■ **What you have to do**: Set down the data below from its first line to the line holding "4.5, 4, 4, 4.5, 4, 5]", inclusive; omit all pictures.

* Begin Information supplied *

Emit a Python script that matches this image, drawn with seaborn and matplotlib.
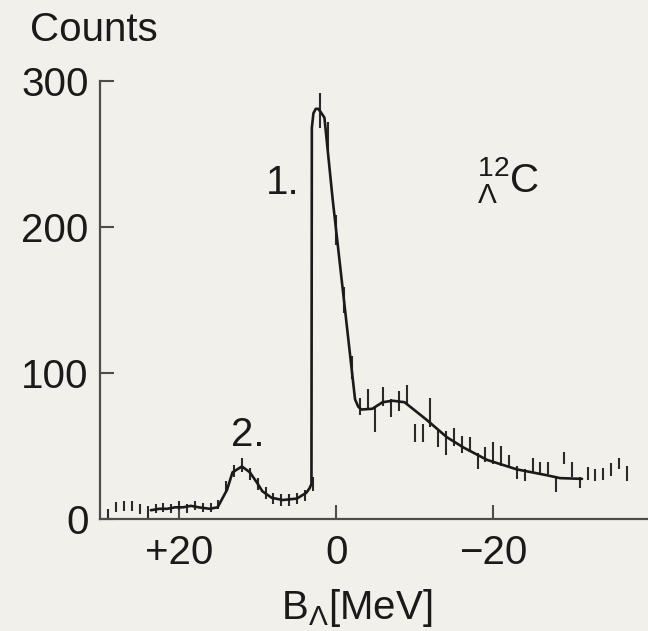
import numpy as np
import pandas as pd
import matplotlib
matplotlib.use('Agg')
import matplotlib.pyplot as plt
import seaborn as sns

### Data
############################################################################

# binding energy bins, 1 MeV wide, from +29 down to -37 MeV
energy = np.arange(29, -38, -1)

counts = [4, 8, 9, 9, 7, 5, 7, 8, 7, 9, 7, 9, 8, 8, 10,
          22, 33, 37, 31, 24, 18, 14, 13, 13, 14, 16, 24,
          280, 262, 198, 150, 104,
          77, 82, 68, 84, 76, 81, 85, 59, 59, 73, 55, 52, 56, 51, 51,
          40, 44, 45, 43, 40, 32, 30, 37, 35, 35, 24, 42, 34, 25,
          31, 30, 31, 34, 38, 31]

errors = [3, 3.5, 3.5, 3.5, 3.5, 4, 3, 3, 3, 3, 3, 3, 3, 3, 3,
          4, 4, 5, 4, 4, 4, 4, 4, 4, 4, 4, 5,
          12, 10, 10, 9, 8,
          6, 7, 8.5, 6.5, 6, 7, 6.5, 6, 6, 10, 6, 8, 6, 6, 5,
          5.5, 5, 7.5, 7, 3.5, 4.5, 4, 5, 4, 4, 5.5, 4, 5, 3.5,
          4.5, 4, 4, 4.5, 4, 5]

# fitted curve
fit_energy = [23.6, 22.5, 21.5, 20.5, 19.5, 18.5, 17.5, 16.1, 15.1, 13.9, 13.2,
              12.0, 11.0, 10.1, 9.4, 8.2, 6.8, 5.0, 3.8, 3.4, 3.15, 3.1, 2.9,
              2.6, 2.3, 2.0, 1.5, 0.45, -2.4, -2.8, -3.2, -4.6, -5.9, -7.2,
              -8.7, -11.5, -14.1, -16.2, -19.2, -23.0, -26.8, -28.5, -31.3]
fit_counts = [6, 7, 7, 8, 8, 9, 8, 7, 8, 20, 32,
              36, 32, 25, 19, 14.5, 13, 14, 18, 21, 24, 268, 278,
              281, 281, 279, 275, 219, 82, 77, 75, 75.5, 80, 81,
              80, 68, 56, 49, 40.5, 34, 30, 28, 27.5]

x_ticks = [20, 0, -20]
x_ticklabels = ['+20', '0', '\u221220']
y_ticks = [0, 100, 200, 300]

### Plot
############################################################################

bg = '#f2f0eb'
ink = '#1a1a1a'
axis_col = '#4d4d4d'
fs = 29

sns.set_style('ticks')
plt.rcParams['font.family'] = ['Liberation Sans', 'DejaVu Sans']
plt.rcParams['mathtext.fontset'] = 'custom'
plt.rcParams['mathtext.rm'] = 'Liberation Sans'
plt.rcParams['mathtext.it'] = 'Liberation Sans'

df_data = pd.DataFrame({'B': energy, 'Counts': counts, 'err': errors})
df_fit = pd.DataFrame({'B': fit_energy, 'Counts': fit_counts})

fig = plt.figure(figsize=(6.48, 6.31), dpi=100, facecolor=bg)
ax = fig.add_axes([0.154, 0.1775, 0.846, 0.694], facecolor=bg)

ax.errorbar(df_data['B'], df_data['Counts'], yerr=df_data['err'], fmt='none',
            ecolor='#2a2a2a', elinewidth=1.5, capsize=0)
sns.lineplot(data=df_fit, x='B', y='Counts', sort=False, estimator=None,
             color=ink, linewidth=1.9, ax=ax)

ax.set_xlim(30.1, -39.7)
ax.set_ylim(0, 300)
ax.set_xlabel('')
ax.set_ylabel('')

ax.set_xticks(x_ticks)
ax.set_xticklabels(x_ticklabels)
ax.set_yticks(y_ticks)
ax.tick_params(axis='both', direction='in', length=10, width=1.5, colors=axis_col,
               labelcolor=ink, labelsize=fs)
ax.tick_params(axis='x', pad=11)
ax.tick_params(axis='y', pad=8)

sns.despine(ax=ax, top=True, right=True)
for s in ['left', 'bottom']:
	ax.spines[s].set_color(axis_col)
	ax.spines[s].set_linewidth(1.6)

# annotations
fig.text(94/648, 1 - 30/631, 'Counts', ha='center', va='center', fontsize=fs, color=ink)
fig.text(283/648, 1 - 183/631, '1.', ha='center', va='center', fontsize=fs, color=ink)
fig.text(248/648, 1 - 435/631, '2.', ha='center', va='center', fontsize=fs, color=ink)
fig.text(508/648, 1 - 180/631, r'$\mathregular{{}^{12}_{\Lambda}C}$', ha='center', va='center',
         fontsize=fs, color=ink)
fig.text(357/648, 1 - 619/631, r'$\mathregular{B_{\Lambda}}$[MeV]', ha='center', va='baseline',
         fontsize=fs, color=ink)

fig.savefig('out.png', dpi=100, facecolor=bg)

* End Information supplied *

■ **Problem solution**:
Emit a Python script that matches this image, drawn with seaborn and matplotlib.
import numpy as np
import pandas as pd
import matplotlib
matplotlib.use('Agg')
import matplotlib.pyplot as plt
import seaborn as sns

### Data
############################################################################

# binding energy bins, 1 MeV wide, from +29 down to -37 MeV
energy = np.arange(29, -38, -1)

counts = [4, 8, 9, 9, 7, 5, 7, 8, 7, 9, 7, 9, 8, 8, 10,
          22, 33, 37, 31, 24, 18, 14, 13, 13, 14, 16, 24,
          280, 262, 198, 150, 104,
          77, 82, 68, 84, 76, 81, 85, 59, 59, 73, 55, 52, 56, 51, 51,
          40, 44, 45, 43, 40, 32, 30, 37, 35, 35, 24, 42, 34, 25,
          31, 30, 31, 34, 38, 31]

errors = [3, 3.5, 3.5, 3.5, 3.5, 4, 3, 3, 3, 3, 3, 3, 3, 3, 3,
          4, 4, 5, 4, 4, 4, 4, 4, 4, 4, 4, 5,
          12, 10, 10, 9, 8,
          6, 7, 8.5, 6.5, 6, 7, 6.5, 6, 6, 10, 6, 8, 6, 6, 5,
          5.5, 5, 7.5, 7, 3.5, 4.5, 4, 5, 4, 4, 5.5, 4, 5, 3.5,
          4.5, 4, 4, 4.5, 4, 5]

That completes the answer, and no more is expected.